08 maio 2012

Herman

Eu considero o Herman José um grande comediante. Mas quando o Herman se dedicou aos Talk-Shows perdeu todo o interesse. Ele sabe que foi assim, por isso recentemente voltou a fazer aquilo que sabe fazer e onde tem graça, a caricatura de figuras populares portuguesas, como o Estebes, o Zé Chunga, a Maximiana ou Diácono Remédios.

O Talk-Show não é um espectáculo da nossa cultura, nem sequer existe tradução adequada para a expressão (Espectáculo de Conversa?). Johnny Carson, que nos EUA apresentou durante décadas o famoso Tonight Show, é a referência nesta matéria. E que talentos deve possuir o apresentador de um Talk-Show? Dois, em particular. Escolher pessoas interessantes e pô-las a falar.

Ora, o Herman conseguia por vezes escolher pessoas interessantes, mas nunca as deixava falar. Fazia uma pergunta, o entrevistado começava a falar e ele interrompia logo com um graça que não tinha graça nenhuma, e o entrevistado nunca chegava ao fim da sua história, na maior parte das vezes, nem sequer saía do princípio. O Herman está habituado a ser o centro das atenções, mais uma característica feminina da nossa cultura portuguesa e católica. E isso foi fatal para os seus Talk-Shows.

O Herman será um dia lembrado como um grande comediante, não pelos seus Talk-Shows, mas pelas grandes figuras populares que criou. São figuras do povo, que existem realmente em Portugal, e nas quais ele se inspirou. O Estebes é um homem do Porto, penteadinho, a gostar da pinga, com casaco aos quadrados, gravata azul e fanático do F.C. Porto - a sua característica distintiva. O Zé Chunga arrumador é o fingido português, sempre a fazer de coitadinho, a pedir uma moeda, para comprar um carrinho e uma casinha à mãe que, coitada, está entrevada, e no fim arranca num potente BMW e a casinha é, afinal, um andar nas Amoreiras. Quando alguma pergunta não lhe convém, põe o dedo no lábio, olha para o ar e diz com um ar  inocente: "Olha ... não m'alembra...". Alexandre Soares dos Santos, que parece não ter nada de povo, ainda recentemente fez a mesma figura.  Maximiana, a muher do povo e da aldeia, aproveita estar na televisão para apelar ao amor perdido : "Volta filho ... estás aperdoado".

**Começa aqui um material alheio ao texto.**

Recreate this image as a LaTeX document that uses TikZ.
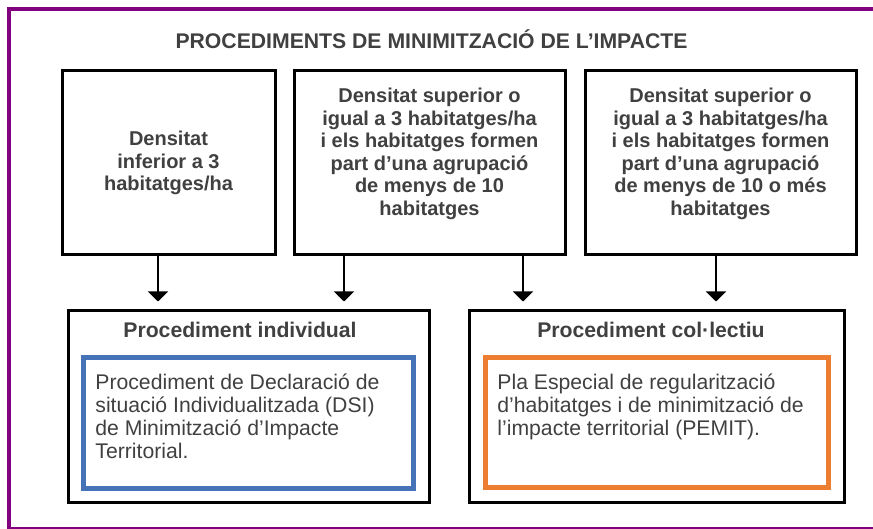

Quando recentemente estiva na terra natal do papa, em Marktl am Inn, que não deve ter mais de dois mil habitantes, eu tive dificuldade em traduzir para português que tipo de terra era aquela. Uma cidade não era. Uma vila também não. Seria uma aldeia? Sim, mas não tinha nada de uma aldeia portuguesa. As casas eram como nas cidades, a Igreja também, e sobretudo as pessoas eram iguais àquelas que se viam nas grandes cidades. Podia ser um bairro de Munique.

Numa aldeia portuguesa seria diferente. Veria viúvas vestidas de preto, velhos desdentados, pessoas que se vestem de maneira diferente da cidade, existe pelo menos uma tasca distintiva, uma especialidade da região, as casas são também diferentes, o ambiente é rural, existem especificidades e certamente rivalidades que a distinguem da aldeia vizinha. E, procurando bem, vão-se encontrar figuras únicas, às vezes lendárias, cuja história é uma mistura de realidade e fantasia. São figuras populares. É nestas figuras que o Herman se inspira.

Estas figuras não existem nos países do norte da Europa, os países influenciados pelo protestantismo germânico. O Herman nunca poderia ser nesses países o comediante que é em Portugal porque não teria onde se inspirar. São estas figuras que fazem a diferença em Portugal, figuras únicas, distintivas, às vezes extravagantes - as figuras do povo. É o povo que faz a diferença, não os intelectuais. É o povo que não quer ser igual. Na Alemanha ou na Suécia não há povo - há uma massa de cidadãos, uma enorme classe média, feita de pessoas todas iguais, seja em Munique seja em Marktl am Inn.

A democracia - o governo do povo, caracterizado pela igualdade entre todos  - não funciona em Portugal porque o povo não aceita ser igual. Alguém imagina o Estebes a pôr uma gravata vermelha ou a Maximiana a tirar o lenço da cabeça?


3 comentários:

Laranjada Ovarense disse...

E o maior paradoxo lusitano: o facto de o seu maior comediante ser alemão ....

Pedro Sá disse...

Er...o PA vê-se que de humor germânico sabe zero...

Unreal disse...

Quem disse "Volta filho, estás aperdoado" (dirigido ao Adérito) foi a Ivete Marise e não a Maximiana.